What you are asked to do -> Extract the whole listing as it stands. Do not include the pictures.

Provided data ->
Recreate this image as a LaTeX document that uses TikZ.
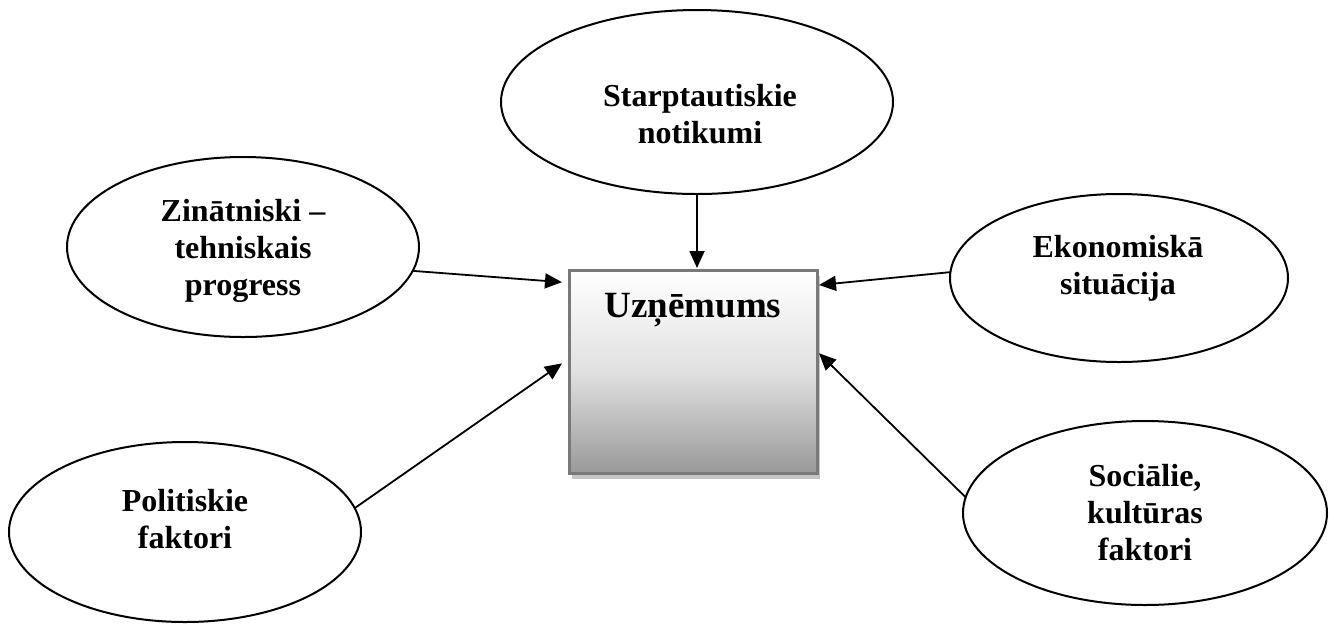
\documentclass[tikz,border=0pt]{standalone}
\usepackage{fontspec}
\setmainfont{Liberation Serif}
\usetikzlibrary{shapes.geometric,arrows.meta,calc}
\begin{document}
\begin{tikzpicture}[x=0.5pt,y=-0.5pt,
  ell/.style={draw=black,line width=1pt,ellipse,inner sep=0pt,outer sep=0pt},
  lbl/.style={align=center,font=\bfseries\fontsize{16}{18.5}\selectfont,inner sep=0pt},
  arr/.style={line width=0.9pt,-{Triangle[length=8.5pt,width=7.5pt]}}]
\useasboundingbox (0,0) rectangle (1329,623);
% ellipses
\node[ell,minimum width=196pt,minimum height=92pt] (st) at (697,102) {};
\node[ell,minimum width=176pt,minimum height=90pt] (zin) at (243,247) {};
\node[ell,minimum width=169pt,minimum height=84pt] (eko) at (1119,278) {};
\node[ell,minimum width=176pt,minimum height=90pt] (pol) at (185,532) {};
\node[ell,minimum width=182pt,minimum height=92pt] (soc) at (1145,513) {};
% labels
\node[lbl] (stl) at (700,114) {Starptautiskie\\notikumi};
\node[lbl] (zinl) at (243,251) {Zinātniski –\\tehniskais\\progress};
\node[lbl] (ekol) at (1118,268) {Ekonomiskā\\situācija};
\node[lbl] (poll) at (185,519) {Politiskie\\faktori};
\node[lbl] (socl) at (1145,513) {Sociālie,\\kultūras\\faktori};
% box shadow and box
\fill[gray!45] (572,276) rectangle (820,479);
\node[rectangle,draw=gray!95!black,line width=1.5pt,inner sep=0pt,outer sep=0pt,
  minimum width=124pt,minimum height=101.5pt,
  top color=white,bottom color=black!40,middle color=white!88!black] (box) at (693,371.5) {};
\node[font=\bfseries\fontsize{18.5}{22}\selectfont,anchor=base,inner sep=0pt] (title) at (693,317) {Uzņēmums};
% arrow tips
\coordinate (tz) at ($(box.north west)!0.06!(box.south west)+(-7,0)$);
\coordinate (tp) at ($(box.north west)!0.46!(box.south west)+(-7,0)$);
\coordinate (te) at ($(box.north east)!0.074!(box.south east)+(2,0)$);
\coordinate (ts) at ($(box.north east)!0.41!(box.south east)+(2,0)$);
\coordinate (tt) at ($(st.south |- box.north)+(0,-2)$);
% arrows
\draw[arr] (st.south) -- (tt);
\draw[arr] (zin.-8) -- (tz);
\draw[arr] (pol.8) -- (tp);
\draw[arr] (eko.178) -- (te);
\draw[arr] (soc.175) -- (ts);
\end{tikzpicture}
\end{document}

Task output ->
Recreate this image as a LaTeX document that uses TikZ.
\documentclass[tikz,border=0pt]{standalone}
\usepackage{fontspec}
\setmainfont{Liberation Serif}
\usetikzlibrary{shapes.geometric,arrows.meta,calc}
\begin{document}
\begin{tikzpicture}[x=0.5pt,y=-0.5pt,
  ell/.style={draw=black,line width=1pt,ellipse,inner sep=0pt,outer sep=0pt},
  lbl/.style={align=center,font=\bfseries\fontsize{16}{18.5}\selectfont,inner sep=0pt},
  arr/.style={line width=0.9pt,-{Triangle[length=8.5pt,width=7.5pt]}}]
\useasboundingbox (0,0) rectangle (1329,623);
% ellipses
\node[ell,minimum width=196pt,minimum height=92pt] (st) at (697,102) {};
\node[ell,minimum width=176pt,minimum height=90pt] (zin) at (243,247) {};
\node[ell,minimum width=169pt,minimum height=84pt] (eko) at (1119,278) {};
\node[ell,minimum width=176pt,minimum height=90pt] (pol) at (185,532) {};
\node[ell,minimum width=182pt,minimum height=92pt] (soc) at (1145,513) {};
% labels
\node[lbl] (stl) at (700,114) {Starptautiskie\\notikumi};
\node[lbl] (zinl) at (243,251) {Zinātniski –\\tehniskais\\progress};
\node[lbl] (ekol) at (1118,268) {Ekonomiskā\\situācija};
\node[lbl] (poll) at (185,519) {Politiskie\\faktori};
\node[lbl] (socl) at (1145,513) {Sociālie,\\kultūras\\faktori};
% box shadow and box
\fill[gray!45] (572,276) rectangle (820,479);
\node[rectangle,draw=gray!95!black,line width=1.5pt,inner sep=0pt,outer sep=0pt,
  minimum width=124pt,minimum height=101.5pt,
  top color=white,bottom color=black!40,middle color=white!88!black] (box) at (693,371.5) {};
\node[font=\bfseries\fontsize{18.5}{22}\selectfont,anchor=base,inner sep=0pt] (title) at (693,317) {Uzņēmums};
% arrow tips
\coordinate (tz) at ($(box.north west)!0.06!(box.south west)+(-7,0)$);
\coordinate (tp) at ($(box.north west)!0.46!(box.south west)+(-7,0)$);
\coordinate (te) at ($(box.north east)!0.074!(box.south east)+(2,0)$);
\coordinate (ts) at ($(box.north east)!0.41!(box.south east)+(2,0)$);
\coordinate (tt) at ($(st.south |- box.north)+(0,-2)$);
% arrows
\draw[arr] (st.south) -- (tt);
\draw[arr] (zin.-8) -- (tz);
\draw[arr] (pol.8) -- (tp);
\draw[arr] (eko.178) -- (te);
\draw[arr] (soc.175) -- (ts);
\end{tikzpicture}
\end{document}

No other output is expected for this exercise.